Adult learners invest time learning because they’re looking forward to get something useful out of it. They want something valuable not only in theory but also in practice. Offer them something practical and you’ll get their attention. They’ll appreciate it if they can apply what they learn at work or in their personal lives. They’re naturally attracted to valuable content.

The question is how to enable learners see a connection between what they’re hearing and what they want to achieve outside the (virtual) classroom. Your role as an educator is to allow them to see such connection. Define goals and course objectives clearly from the very beginning. Show them how they can apply new knowledge or skills.

 

4) Use the same social conventions that you would use with real people.

The easiest way to talk to people or get their attention is to use their language and, more importantly, to link new information to already existing information. Start by writing in a conversational tone. It’s much more effective than a formal tone in terms of engagement. Also, this type of tone demands that you use common or recognizable words. Too much jargon or technical terms will only distract learners because they’ll focus less on the message and more on the odd word.

 

5) Treat Autonomous Adults Like Autonomous Adults.

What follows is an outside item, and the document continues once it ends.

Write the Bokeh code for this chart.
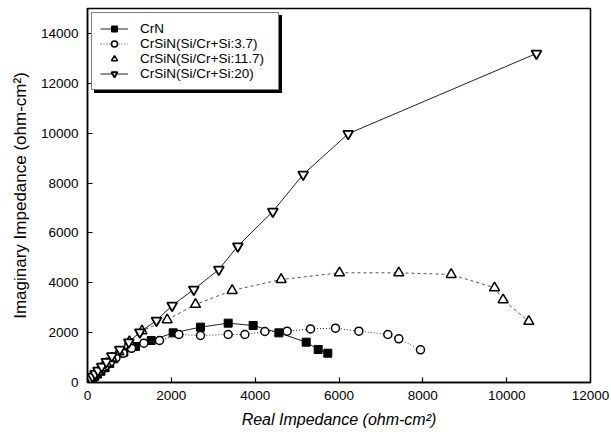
from bokeh.plotting import figure
from bokeh.models import Range1d, FixedTicker, Legend, LegendItem
from bokeh.embed import file_html
from bokeh.resources import INLINE

# ---- data ----
crn_x = [15, 40, 75, 120, 175, 240, 320, 420, 530, 628, 867, 1145, 1520, 2044, 2696, 3356, 3952, 4565, 5217, 5503, 5733]
crn_y = [25, 60, 110, 170, 250, 340, 450, 590, 760, 950, 1217, 1444, 1685, 1992, 2220, 2380, 2286, 1992, 1617, 1324, 1175]

s37_x = [15, 40, 75, 120, 175, 240, 320, 420, 540, 680, 850, 1050, 1344, 1718, 2179, 2696, 3356, 3754, 4231, 4763, 5320, 5916, 6473, 7165, 7427, 7944]
s37_y = [30, 70, 130, 200, 290, 390, 510, 660, 820, 990, 1170, 1370, 1576, 1685, 1925, 1885, 1925, 1925, 2046, 2058, 2150, 2178, 2058, 1925, 1752, 1311]

s117_x = [15, 40, 75, 120, 180, 250, 340, 450, 580, 750, 1000, 1300, 1901, 2576, 3451, 4620, 6011, 7427, 8676, 9710, 9916, 10528]
s117_y = [30, 75, 140, 220, 320, 440, 590, 770, 980, 1230, 1640, 2070, 2514, 3129, 3690, 4131, 4400, 4400, 4332, 3798, 3317, 2447]

s20_x = [15, 40, 75, 120, 180, 250, 340, 450, 580, 771, 986, 1248, 1646, 2020, 2536, 3133, 3586, 4421, 5145, 6219, 10711]
s20_y = [30, 80, 150, 240, 350, 480, 640, 830, 1060, 1324, 1617, 2018, 2487, 3089, 3730, 4533, 5468, 6859, 8343, 9976, 13197]

labels = ["CrN", "CrSiN(Si/Cr+Si:3.7)", "CrSiN(Si/Cr+Si:11.7)", "CrSiN(Si/Cr+Si:20)"]
x_ticks = [0, 2000, 4000, 6000, 8000, 10000, 12000]
y_ticks = [0, 2000, 4000, 6000, 8000, 10000, 12000, 14000]

FONT = "Liberation Sans"

p = figure(width=611, height=441, output_backend="svg", toolbar_location=None,
           x_range=Range1d(0, 12000), y_range=Range1d(0, 15000),
           min_border_left=87, min_border_right=21, min_border_top=8, min_border_bottom=59)
p.grid.visible = False
p.background_fill_color = "white"
p.border_fill_color = "white"
p.outline_line_color = "black"
p.outline_line_width = 1.5

for ax in (p.xaxis[0], p.yaxis[0]):
    ax.major_tick_in = 5
    ax.major_tick_out = 0
    ax.minor_tick_line_color = None
    ax.axis_line_color = "black"
    ax.axis_line_width = 1.5
    ax.major_tick_line_width = 1.2
    ax.major_label_text_font = FONT
    ax.major_label_text_font_size = "13.5px"
    ax.major_label_text_color = "black"
    ax.axis_label_text_font = FONT
    ax.axis_label_text_color = "black"

p.xaxis[0].ticker = FixedTicker(ticks=x_ticks)
p.yaxis[0].ticker = FixedTicker(ticks=y_ticks)
p.xaxis[0].axis_label = "Real Impedance (ohm-cm\u00b2)"
p.xaxis[0].axis_label_text_font_style = "italic"
p.xaxis[0].axis_label_text_font_size = "16px"
p.yaxis[0].axis_label = "Imaginary Impedance (ohm-cm\u00b2)"
p.yaxis[0].axis_label_text_font_style = "normal"
p.yaxis[0].axis_label_text_font_size = "17px"
p.xaxis[0].major_label_standoff = 8
p.yaxis[0].major_label_standoff = 9
p.xaxis[0].axis_label_standoff = 8
p.yaxis[0].axis_label_standoff = 8

# ---- series ----
l1 = p.line(crn_x, crn_y, line_color="#222222", line_width=1)
m1 = p.scatter(crn_x, crn_y, marker="square", size=8, fill_color="black", line_color="black")

l2 = p.line(s37_x, s37_y, line_color="#333333", line_width=1, line_dash="1 2")
m2 = p.scatter(s37_x, s37_y, marker="circle", size=8, fill_color="white", line_color="black", line_width=1.5)

l3 = p.line(s117_x, s117_y, line_color="#555555", line_width=1, line_dash="3 3")
m3 = p.scatter(s117_x, s117_y, marker="triangle", size=10, fill_color="white", line_color="black", line_width=1.5)

l4 = p.line(s20_x, s20_y, line_color="#222222", line_width=1)
m4 = p.scatter(s20_x, s20_y, marker="inverted_triangle", size=10, fill_color="white", line_color="black", line_width=1.8)

def make_items(texts):
    return [
        LegendItem(label=texts[0], renderers=[l1, m1]),
        LegendItem(label=texts[1], renderers=[l2, m2]),
        LegendItem(label=texts[2], renderers=[m3]),
        LegendItem(label=texts[3], renderers=[l4, m4]),
    ]

def style(lg):
    lg.location = "top_left"
    lg.label_text_font = FONT
    lg.label_text_font_size = "13.5px"
    lg.label_height = 15
    lg.glyph_height = 15
    lg.glyph_width = 28
    lg.label_width = 130
    lg.spacing = 0
    lg.padding = 8
    lg.label_standoff = 12
    lg.border_line_color = "black"
    lg.border_line_width = 1.2

# shadow box behind the legend (same size, blank labels, offset by 3 px)
shadow = Legend(items=make_items([" ", " ", " ", " "]))
style(shadow)
shadow.margin = 7
shadow.background_fill_color = "black"
shadow.background_fill_alpha = 1.0

front = Legend(items=make_items(labels))
style(front)
front.margin = 4
front.background_fill_color = "white"
front.background_fill_alpha = 1.0
front.label_text_color = "black"

p.add_layout(shadow)
p.add_layout(front)

open("out.html", "w").write(file_html(p, INLINE))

Who’s in control? Self-directed learners want to feel that they are in control. They want eLearning professionals to respect their independence and capability in making crucial learning decisions. They want you to recognize their ability to take responsibility for themselves.

The challenge for instructors is to allow students to take an active role in their studies, to allow them to choose or consider several options. Here are some ideas to consider:

  • Allow students to learn in a sequence that works for them. Make the course structure flexible, not linear. Include next, previous, course home, start lesson, and other important buttons.
  • Allow students to control the pace of the course. Remember, adult learners play other roles too. Don’t make them drop their priorities outside the class in order to accommodate your schedule.
  • Trust that students are capable of choosing their own paths. Give them several ways to access content: menu, index, search, course map.

 

6) Instead of static presentations, create challenges.

Lack of challenge usually bore students and turn them into passive observers. Without any meaningful challenge or goal, learners won’t see any reason to get involved with the course. They may be able to complete assignment imposed on them, but they won’t likely be stimulated by the course.

Animations are only as good as the goals they’re trying to achieve. They have to be actually engaging or mentally stimulating. Interactivity, after all, doesn’t always translate to deep learner engagement. But you can use animations to attract learners and keep them curious.